The Netherlands issue was one of those reasons that war was probably unavoidable. For Louis, securing Felipe's patrimony and beating the Dutch and Austrians to the punch was the primary objective there; the same move struck the Dutch and Austrians as aggressive, Louis seizing a springboard to cross the Rhine and grabbing territory for himself. It was hard, if not impossible, to reconcile these viewpoints, especially in the climate of 1700-01. What happened there, and in Italy, was an issue of two incompatible understandings of security colliding into each other,
not an instance of one side or the other seeking hegemony or acting purely aggressively.
Finally, the Spanish and French thrones could never legally be unified, and everybody who was familiar with Carlos II's will knew this. The will stipulated that any Spanish monarch had to be resident in Madrid, and if Felipe V succeeded to the French throne he could not do that. Louis did not renounce Felipe's rights in France because of ideological reasons - the divine right of kings issue again - not because he actually planned to unite the Spanish and French monarchies. If Louis had circumscribed Felipe's rights in that manner, he believed, he would thereby be ideologically undermining his entire basis for rule. Was this arguably silly? Sure. Was it aggressive? Again, no.
Peck of Arabia said:
Because Stadtholder William was no Louis XIV. Even together, England and the Netherlands did not equal the population of France at that time. Besides, the purpose of William's life and career was always the thwarting of the ambitions of Louis, not Dutch hegemony, and that was the main purpose of the 1688 invasion, to force England into opposing Louis, not unreasonable given Charles II and James II's close ties with France.
See, this is silly. Louis was supposedly a bad guy, according to you, because he did aggressive things. When Leopold and Willem did aggressive things, though, they weren't bad guys because they weren't Louis. You can see how this looks hypocritical, right?
Peck of Arabia said:
I didn't say that, either; I even freely admitted we did very well out of the Treaty of Utrect, screwing over our steadfast allies, the Dutch, and breaking promises with everyone from Austria, to Portugal, to the Catalans.
How you manage to twist a paragraph long statement basically saying "there was more to the WSS than Catalans you know" into some "Britain saved the world again at great expense to ourselves, isn't Britain wonderful?" Nationalist diatribe is beyond me.

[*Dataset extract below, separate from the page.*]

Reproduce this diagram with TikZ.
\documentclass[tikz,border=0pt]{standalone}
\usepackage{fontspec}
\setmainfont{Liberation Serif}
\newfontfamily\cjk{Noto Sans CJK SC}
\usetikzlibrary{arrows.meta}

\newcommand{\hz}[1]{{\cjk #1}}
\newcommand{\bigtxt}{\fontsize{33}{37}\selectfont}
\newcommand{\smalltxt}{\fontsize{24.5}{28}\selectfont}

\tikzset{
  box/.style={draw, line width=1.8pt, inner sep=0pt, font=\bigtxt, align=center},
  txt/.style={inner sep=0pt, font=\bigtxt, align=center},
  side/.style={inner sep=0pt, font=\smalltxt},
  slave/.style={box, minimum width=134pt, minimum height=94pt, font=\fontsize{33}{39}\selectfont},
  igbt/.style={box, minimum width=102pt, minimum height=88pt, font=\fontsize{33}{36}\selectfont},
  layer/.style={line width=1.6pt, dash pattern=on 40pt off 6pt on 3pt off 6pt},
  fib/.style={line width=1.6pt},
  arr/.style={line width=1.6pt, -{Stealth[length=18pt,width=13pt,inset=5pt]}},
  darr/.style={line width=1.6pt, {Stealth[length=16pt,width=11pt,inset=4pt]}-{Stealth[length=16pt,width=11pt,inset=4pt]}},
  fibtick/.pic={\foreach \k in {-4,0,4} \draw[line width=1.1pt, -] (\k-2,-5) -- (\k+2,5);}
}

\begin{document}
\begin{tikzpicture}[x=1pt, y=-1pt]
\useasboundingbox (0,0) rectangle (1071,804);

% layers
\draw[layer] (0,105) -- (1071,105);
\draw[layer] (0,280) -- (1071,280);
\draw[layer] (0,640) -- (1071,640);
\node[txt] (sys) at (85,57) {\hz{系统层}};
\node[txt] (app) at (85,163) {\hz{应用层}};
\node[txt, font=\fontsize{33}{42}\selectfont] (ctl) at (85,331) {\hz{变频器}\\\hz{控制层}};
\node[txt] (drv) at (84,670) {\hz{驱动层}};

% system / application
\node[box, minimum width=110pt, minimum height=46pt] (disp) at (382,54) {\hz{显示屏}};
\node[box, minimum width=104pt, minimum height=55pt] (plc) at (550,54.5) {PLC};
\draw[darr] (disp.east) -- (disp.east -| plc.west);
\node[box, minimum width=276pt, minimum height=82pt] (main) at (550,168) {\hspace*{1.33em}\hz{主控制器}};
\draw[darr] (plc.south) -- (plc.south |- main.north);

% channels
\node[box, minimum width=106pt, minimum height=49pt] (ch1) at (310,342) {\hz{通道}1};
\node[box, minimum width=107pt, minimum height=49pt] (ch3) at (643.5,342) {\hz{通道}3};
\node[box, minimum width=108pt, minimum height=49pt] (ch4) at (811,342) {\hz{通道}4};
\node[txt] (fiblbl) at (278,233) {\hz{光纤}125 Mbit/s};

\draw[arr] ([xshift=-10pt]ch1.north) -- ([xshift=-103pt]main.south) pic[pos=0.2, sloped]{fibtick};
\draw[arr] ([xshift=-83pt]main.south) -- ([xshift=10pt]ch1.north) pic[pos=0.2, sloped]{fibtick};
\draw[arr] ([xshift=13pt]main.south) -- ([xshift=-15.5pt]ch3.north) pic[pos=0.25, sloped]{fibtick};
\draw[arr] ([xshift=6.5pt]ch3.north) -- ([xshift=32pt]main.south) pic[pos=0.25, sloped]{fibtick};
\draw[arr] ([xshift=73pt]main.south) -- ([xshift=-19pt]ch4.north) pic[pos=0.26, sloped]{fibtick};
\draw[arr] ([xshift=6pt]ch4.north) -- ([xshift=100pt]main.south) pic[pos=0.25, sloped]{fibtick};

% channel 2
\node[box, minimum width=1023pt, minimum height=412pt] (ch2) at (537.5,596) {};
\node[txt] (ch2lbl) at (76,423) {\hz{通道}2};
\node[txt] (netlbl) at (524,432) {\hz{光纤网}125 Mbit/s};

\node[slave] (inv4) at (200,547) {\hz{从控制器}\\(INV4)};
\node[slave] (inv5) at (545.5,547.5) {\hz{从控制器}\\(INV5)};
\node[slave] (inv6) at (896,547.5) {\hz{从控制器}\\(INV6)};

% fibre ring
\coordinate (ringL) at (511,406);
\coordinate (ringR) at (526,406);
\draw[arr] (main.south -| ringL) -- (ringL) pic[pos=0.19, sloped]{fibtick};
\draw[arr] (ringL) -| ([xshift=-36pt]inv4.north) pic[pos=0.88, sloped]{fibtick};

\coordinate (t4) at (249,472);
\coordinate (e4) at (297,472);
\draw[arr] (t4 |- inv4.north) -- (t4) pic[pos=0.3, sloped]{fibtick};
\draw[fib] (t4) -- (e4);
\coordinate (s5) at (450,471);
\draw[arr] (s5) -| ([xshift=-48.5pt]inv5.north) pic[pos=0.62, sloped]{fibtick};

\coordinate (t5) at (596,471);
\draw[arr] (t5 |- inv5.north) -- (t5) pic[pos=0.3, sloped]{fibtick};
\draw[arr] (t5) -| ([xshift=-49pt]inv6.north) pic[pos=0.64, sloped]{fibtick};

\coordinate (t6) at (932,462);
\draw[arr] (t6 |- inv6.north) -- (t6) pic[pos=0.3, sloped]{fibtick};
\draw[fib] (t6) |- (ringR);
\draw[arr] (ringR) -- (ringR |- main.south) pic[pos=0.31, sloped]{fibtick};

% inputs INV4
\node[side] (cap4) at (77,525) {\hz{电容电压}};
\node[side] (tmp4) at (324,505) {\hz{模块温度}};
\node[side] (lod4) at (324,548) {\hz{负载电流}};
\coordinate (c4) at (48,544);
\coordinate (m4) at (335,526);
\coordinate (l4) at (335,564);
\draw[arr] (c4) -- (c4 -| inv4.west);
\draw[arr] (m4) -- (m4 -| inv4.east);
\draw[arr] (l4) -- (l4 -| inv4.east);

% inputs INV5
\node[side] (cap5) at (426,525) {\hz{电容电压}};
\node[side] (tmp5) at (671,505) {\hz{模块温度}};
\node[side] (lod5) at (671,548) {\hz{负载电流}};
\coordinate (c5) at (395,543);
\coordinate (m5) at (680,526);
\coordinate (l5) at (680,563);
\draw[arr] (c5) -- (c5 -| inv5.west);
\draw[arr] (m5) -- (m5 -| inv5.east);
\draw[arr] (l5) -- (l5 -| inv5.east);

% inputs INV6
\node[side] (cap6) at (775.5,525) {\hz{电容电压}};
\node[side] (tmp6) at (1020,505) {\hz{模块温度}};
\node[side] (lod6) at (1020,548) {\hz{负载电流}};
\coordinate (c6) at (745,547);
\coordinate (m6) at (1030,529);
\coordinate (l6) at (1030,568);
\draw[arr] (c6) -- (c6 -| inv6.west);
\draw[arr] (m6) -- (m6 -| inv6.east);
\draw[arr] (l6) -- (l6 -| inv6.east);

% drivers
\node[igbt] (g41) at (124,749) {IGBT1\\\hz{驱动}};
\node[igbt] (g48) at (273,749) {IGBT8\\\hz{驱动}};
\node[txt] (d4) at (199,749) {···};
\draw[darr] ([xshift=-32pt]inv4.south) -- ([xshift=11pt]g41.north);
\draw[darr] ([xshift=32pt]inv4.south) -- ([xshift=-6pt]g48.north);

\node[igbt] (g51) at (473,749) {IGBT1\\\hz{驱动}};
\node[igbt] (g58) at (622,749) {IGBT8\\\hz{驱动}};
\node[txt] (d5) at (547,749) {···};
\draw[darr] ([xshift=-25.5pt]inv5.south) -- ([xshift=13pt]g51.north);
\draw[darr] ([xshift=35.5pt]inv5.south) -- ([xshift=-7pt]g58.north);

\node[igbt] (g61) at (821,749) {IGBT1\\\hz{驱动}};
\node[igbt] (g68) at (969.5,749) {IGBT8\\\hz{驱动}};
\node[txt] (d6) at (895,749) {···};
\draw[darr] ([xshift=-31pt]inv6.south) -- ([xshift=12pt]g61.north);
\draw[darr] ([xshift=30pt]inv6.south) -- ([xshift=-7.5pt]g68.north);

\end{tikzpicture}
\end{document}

I didn't mention how we managed to secure the Asiento, the Spanish Slave trade, thus further dipping our hands in the blood of innocents, or how our Textile industry took off because of the widespread destruction of the Flemish textile industry (and, coincidentally, the Polish Textile trade in the Great Northern War) or how Spain was important to merchants in itself as well as as access to lucrative trade in the Levant, because, frankly, it wasn't relevant to the issue Catalan independence. Maybe I should have been more careful in how I phrased it, but sometimes there just isn't time to add all the necessary asterisks and footnotes on the off-chance that somebody might take me for some swivel-eyed, foaming at the mouth, Daily Mail reading, blinkered nationalist.

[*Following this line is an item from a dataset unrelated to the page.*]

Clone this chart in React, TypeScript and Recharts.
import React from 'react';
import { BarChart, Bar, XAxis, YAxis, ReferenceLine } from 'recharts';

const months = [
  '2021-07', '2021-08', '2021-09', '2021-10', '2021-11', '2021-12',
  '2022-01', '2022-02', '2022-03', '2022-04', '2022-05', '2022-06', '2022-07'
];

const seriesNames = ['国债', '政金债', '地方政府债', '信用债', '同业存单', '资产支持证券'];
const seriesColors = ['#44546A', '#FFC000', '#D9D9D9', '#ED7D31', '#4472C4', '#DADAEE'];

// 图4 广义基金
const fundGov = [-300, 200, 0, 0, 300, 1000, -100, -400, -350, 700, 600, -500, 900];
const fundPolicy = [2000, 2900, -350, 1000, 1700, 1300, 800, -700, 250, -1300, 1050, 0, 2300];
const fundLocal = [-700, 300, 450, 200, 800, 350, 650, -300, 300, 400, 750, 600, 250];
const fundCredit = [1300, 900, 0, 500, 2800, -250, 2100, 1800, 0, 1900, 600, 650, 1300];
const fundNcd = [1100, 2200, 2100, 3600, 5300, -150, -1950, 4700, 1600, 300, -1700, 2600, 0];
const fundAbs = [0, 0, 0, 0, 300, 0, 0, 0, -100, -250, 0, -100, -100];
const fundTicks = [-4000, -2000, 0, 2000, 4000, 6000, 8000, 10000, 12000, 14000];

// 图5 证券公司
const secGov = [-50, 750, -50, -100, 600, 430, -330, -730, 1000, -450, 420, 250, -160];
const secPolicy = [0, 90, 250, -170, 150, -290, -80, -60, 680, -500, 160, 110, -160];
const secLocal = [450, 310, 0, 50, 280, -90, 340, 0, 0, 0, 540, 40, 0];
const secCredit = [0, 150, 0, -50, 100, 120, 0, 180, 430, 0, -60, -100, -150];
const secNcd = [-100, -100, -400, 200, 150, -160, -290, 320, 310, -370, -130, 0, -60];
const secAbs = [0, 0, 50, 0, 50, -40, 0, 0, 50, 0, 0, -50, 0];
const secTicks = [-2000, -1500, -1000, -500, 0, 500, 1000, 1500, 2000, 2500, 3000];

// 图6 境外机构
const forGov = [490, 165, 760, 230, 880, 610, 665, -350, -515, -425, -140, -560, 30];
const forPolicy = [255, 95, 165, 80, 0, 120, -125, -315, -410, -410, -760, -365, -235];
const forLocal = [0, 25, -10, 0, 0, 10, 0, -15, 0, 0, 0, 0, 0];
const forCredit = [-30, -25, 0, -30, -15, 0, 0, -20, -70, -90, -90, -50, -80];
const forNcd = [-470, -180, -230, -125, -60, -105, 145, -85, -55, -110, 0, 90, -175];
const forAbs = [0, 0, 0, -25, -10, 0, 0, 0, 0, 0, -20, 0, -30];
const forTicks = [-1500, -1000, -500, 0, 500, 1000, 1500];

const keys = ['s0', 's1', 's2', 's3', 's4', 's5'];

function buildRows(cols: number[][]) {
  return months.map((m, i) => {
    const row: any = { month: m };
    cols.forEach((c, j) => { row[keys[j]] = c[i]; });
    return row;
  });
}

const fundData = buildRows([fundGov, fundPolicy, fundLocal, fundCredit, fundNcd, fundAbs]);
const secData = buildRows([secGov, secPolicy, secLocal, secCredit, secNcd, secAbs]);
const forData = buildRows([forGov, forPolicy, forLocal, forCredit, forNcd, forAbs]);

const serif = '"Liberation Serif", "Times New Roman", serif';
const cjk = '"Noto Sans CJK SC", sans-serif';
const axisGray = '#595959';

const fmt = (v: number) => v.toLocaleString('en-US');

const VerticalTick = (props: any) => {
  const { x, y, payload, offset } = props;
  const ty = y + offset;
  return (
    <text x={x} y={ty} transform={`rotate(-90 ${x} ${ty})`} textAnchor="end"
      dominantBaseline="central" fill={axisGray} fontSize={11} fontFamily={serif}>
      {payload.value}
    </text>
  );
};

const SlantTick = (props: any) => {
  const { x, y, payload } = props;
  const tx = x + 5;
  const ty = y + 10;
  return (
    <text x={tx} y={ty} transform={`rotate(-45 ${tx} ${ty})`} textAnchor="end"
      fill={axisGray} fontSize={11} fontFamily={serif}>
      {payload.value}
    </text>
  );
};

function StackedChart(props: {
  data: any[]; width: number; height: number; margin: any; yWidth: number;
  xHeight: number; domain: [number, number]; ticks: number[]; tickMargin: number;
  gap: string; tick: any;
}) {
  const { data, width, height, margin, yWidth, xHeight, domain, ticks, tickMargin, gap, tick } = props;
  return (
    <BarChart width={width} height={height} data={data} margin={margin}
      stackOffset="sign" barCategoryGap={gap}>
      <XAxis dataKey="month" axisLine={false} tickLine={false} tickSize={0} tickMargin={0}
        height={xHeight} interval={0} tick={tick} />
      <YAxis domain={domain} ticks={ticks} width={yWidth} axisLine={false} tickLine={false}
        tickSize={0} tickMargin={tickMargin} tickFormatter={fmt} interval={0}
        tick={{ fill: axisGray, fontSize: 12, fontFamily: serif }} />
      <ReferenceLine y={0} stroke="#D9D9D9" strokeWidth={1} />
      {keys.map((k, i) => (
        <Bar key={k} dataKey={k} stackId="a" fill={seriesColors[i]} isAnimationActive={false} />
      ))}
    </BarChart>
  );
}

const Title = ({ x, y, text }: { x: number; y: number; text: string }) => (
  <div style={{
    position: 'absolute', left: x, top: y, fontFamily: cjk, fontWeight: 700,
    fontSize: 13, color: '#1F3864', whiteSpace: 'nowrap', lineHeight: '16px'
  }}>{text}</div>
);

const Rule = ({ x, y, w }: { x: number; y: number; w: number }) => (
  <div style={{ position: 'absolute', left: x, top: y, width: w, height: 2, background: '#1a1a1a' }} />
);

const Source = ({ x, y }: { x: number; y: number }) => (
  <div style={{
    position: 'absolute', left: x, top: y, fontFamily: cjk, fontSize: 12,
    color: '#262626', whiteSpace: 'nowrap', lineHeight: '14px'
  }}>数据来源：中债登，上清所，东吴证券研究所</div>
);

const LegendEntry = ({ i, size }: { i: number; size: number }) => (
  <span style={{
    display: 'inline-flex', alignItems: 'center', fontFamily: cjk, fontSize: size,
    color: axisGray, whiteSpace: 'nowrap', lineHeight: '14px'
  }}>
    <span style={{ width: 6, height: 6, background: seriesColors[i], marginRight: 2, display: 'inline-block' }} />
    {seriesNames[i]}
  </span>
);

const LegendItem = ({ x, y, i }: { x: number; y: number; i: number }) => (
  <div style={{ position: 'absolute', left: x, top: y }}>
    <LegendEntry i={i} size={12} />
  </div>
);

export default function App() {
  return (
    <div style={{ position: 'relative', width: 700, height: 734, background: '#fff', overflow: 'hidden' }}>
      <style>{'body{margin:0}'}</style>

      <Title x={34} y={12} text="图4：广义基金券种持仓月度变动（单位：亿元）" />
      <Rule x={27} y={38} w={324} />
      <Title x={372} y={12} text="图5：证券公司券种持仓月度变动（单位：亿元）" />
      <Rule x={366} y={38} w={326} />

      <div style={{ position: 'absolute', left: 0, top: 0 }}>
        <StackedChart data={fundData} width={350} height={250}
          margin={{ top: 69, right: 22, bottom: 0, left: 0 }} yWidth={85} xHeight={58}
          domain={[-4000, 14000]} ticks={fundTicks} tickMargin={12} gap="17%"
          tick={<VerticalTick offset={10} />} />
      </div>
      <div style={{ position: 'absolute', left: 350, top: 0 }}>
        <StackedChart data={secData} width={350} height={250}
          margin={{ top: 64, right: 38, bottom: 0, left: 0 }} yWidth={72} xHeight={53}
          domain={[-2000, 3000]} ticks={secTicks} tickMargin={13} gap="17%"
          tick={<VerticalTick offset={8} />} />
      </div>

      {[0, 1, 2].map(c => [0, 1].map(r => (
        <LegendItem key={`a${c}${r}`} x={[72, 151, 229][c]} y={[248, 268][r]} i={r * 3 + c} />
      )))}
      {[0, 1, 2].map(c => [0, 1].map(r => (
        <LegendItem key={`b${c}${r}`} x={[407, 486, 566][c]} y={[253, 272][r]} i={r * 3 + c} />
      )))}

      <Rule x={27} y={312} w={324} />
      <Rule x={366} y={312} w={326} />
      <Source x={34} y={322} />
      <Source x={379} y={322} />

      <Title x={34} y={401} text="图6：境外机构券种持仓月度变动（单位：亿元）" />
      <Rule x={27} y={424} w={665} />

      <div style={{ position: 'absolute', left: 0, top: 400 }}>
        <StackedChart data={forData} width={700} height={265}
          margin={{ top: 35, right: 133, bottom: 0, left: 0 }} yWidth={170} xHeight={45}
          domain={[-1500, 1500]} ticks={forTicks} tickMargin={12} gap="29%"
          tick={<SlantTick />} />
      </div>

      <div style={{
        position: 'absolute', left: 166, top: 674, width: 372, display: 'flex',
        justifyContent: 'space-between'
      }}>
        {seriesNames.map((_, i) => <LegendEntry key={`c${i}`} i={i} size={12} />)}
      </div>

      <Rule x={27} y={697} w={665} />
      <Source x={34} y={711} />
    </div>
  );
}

By the by, a Marlborough/Wellington comparison doesn't really work. Marlborough was General, Government Minister and Ambassador Extraordinary and Plenipotentiary largely responsible for cementing and keeping the Grand Alliance together even if Blenheim or Oudenarde was no Waterloo.
EDIT: I've just re-read my original post and I'm even more puzzled- I didn't mention Britain; I said "the War of the Spanish Succession had everything to do with limiting the megalomanaical designs of Louis XIV..." I didn't even imply Britain working alone, you just assumed it! I don't have the post count for you to clock up precedent so I don't quite get where this is all came from.
I'm not trying to say that England/Britain did bad things in the war; that's not the point.
My point is that you're painting Louis as, basically, Napoleon, which he wasn't, and assigning blame for the war to an aggressive, expansionist, imperialist French policy that simply did not exist at that time.
This understanding of Louisine policy has a very long history in Britain, for obvious reasons - it was first useful to paint the leaders of France as would-be hegemonic warlords, and then it later became popular and nationalistically
appropriate to do so. More to the point, nobody else in the world cared to do so, or had a reason to. Trigger words exist. Bringing up these accusations of Louis and then protesting innocence when I refer to them as being part of a British nationalist tradition is like mentioning
Protocols of the Elders of Zion and then being surprised at accusations of antisemitism.
This doesn't necessarily make you a Torygraph-reading, foaming-at-the-mouth borderline black shirt, but it does mean that your view of these events is constricted by a British viewpoint - "our great island story" and all that - that for whatever reason you haven't chosen to abandon. It's like how many Americans, even the ones that don't scream "Amuricuh! **** yeah!", think that the United States was justified in fighting the War of 1812 or that the United States won that war, when by any reasonable calculation it's impossible to say either of those things. They're just viewing it through the lens of an American nationalist historical tradition.
About the other stuff. I explicitly compared Marlborough to
both Castlereagh
and Wellington for a reason. Like Castlereagh, Marlborough was effectively in charge of the government and its foreign policy; like Wellington, he was also responsible for England/Britain's military commitment in the war. The point that I was trying to get across there was, again, that the War of the Spanish Succession was
not like the wars of Napoleon. Fighting Napoleon meant fighting on the side of civilization against unbridled, unchecked aggression. Louis wasn't like that. But Marlborough often comes up in the same sort of conversations as Wellington and Castlereagh.
Besides, the only conceivable forms of civic nationalism in Latin Europe is Jacobinism-like forms of it and those are highly repulsive.
Or you could just be Euronationalist, which seems to me to be very unobjectionable.